Am ersten Weihnachtstag 1942 fällt Wehrmachtssoldat Heinrich Lainck in Konaja bei Stalingrad, dem heutigen Wolgograd. 55 Jahre lang bleiben sein Todestag und seine letzte Ruhestätte unbekannt. Erst 1997 werden Laincks sterbliche Überreste in einem Massengrab an der Bahnstation in Konaja gefunden.

 

Erkennungsmarke
Der am 27. August 1912 geborene Soldat wird anhand seiner Erkennungsmarke identifiziert: „390 Ers.Kp.fürI.Reit.-Züge 6“. Franz-Josef Viehöver: „390 ist die Personalnummer. Der Rest steht für Ersatzkompanie für Infanterie-Reiterzüge 6.“ Heinrich Lainck wird auf dem Soldatenfriedhof in Rossoschka zur letzten Ruhe umgebettet.

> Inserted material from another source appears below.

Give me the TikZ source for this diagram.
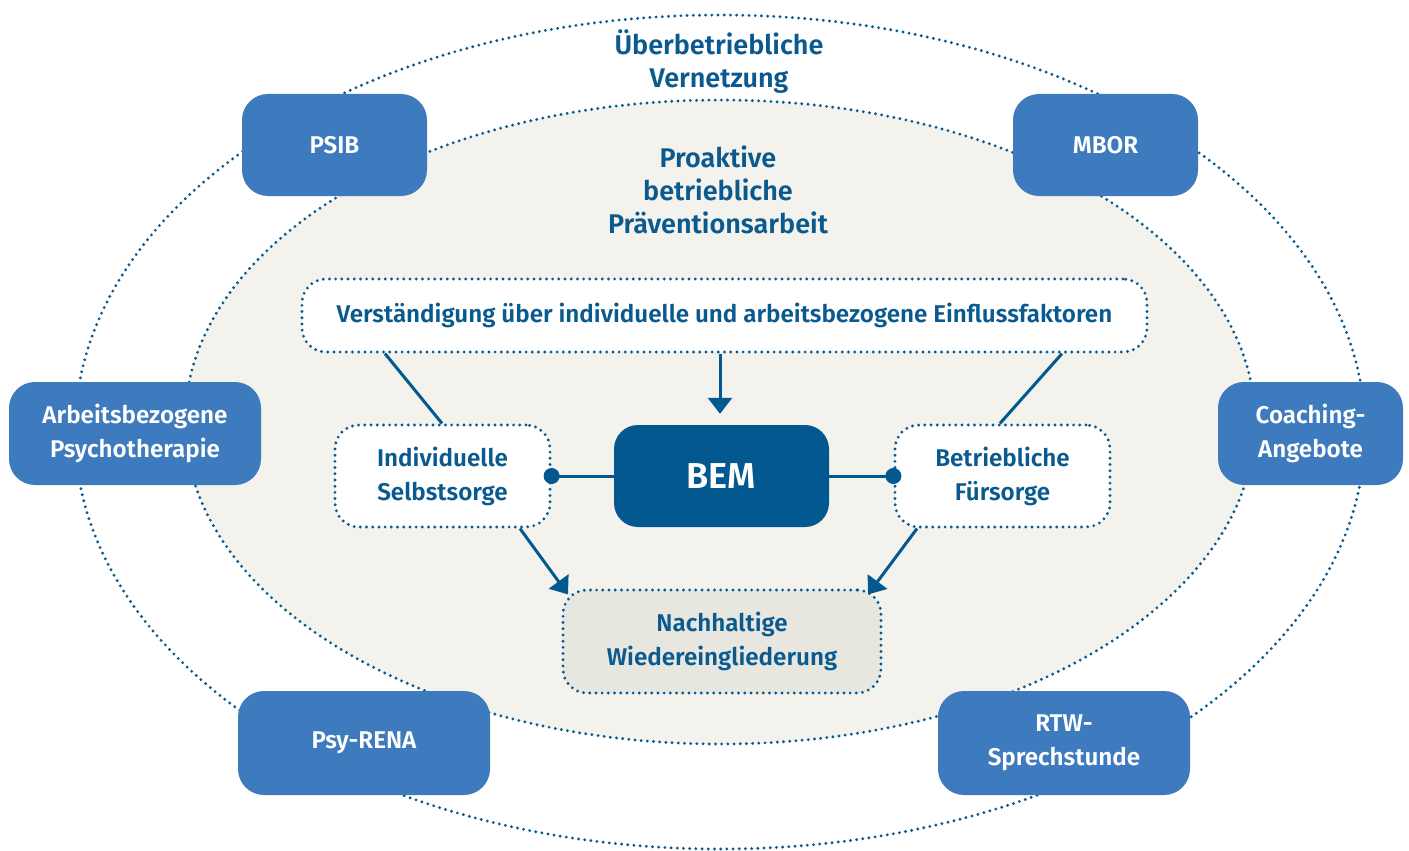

Damals, 1997, war das Schicksal seines Großonkels nicht nur geographisch in weiter Ferne. Die Bande wurden erst enger, als Franz-Josef Viehöver begann, sich für Ahnenforschung zu interessieren. Der heute 66-Jährige wurde 1951 in Ahaus geboren und zog 1980 nach dem Studium mit seiner Ehefrau nach Regensburg. Doch den Kontakt zur alten Heimat hat er nie verloren.
„Wir kommen regelmäßig zu Besuch hierher.“ Viehöver stößt bei seiner Ahnenforschung auf Unterlagen vom Volksbund Deutsche Kriegsgräberfürsorge. Darin wird von der Bestattung von Heinrich Lainck auf dem Soldatenfriedhof Rossoschka berichtet. Lainck ist einer von zwölf Wehrmachtsangehörigen aus Viehövers Familienkreis. „Er war der Bruder meiner Großmutter.“

Aus den Unterlagen geht hervor, dass die Erkennungsmarke von Heinrich Lainck an die Deutsche Dienststelle für die Benachrichtigung der nächsten Angehörigen von Gefallenen der ehemaligen deutschen Wehrmacht geschickt wurde. Viehöver: „Ich durfte als Angehöriger die Übergabe als persönliches Erinnerungsstück beantragen.“ Im Frühjahr dieses Jahres erhielt der Ahnenforscher die Metallplakette. „Aber ich wollte sie nicht für mich. Die Marke gehört auf den Hof in Wessum.“ Das war einer von vielen Gedanken, die Franz-Josef Viehöver kamen. Ein anderer war, die Grabstätte von Heinrich Lainck in Rossoschka zu besuchen. Der Zufall wollte es, dass der Volksbund Deutsche Kriegsgräberfürsorge eine Reise nach Wolgograd mit Friedhofsbesuch anbot. Viehöver meldete sich an.

Reise nach Wolgograd
Doch was sollte er für die Grabstelle mitnehmen? Der Entschluss fiel schnell: „Heimaterde. Dann sind sie endlich in der Heimaterde begraben.“ Mit „sie“ meint Viehöver einen weiteren bei Stalingrad gefallenen Wehrmachtssoldaten. Julius Wessling aus Graes, seinen Großonkel väterlicherseits. Auch Wessling, das brachte die Ahnenforschung zutage, liegt auf dem Soldatenfriedhof. Viehöver fuhr also von Regensburg nach Ahaus und packte Erde vom Acker vor dem Hof Lainck-Humberg in Averesch in eine Tupperdose und Erde aus Graes in eine weitere. Vom 4. bis 8. September machte er sich damit und gemeinsam mit 39 weiteren Reiseteilnehmern auf den Weg. Von München aus ging es mit dem Flugzeug nach Moskau, dort traf man sich mit einer Gruppe aus Frankfurt und reiste weiter nach Wolgograd. Dort kommt es auf dem Soldatenfriedhof zu höchst emotionalen Momenten. Die Grauen des Krieges, das Leid von Millionen Menschen spürt Viehöver hautnah.

Soldatenfriedhof
Gut 60.000 bei Stalingrad gefallene deutsche Soldaten sind auf dem kreisrunden Gräberfeld mit einem Durchmesser von 150 Metern begraben. Der Friedhof ist von einer Mauer umgeben. Auf den Granittafeln sind die Namen von geborgenen und identifizierten Gefallenen eingraviert. Viehövers Mitreisende legen an Tafeln Blumen und Kränze nieder, er verstreut – vor dem eingravierten Namen von Heinrich Lainck – als einziger Heimaterde. „Das war mir ganz wichtig“, sagt Franz-Josef Viehöver im Nachhinein. „Ich wollte bei der Ahnenforschung in Bezug auf die Wehrmacht einen Abschluss finden.“ Nicht nur symbolisch und 75 Jahre nach Heinrich Laincks Tod. Mitte Oktober übergab der 66-Jährige die Erkennungsmarke von Heinrich Lainck an die Nachfahren der Familie auf dem Hof in Wessum. Dieses Kapitel in der Ahnenforschung hat Viehöver endgültig zugeschlagen.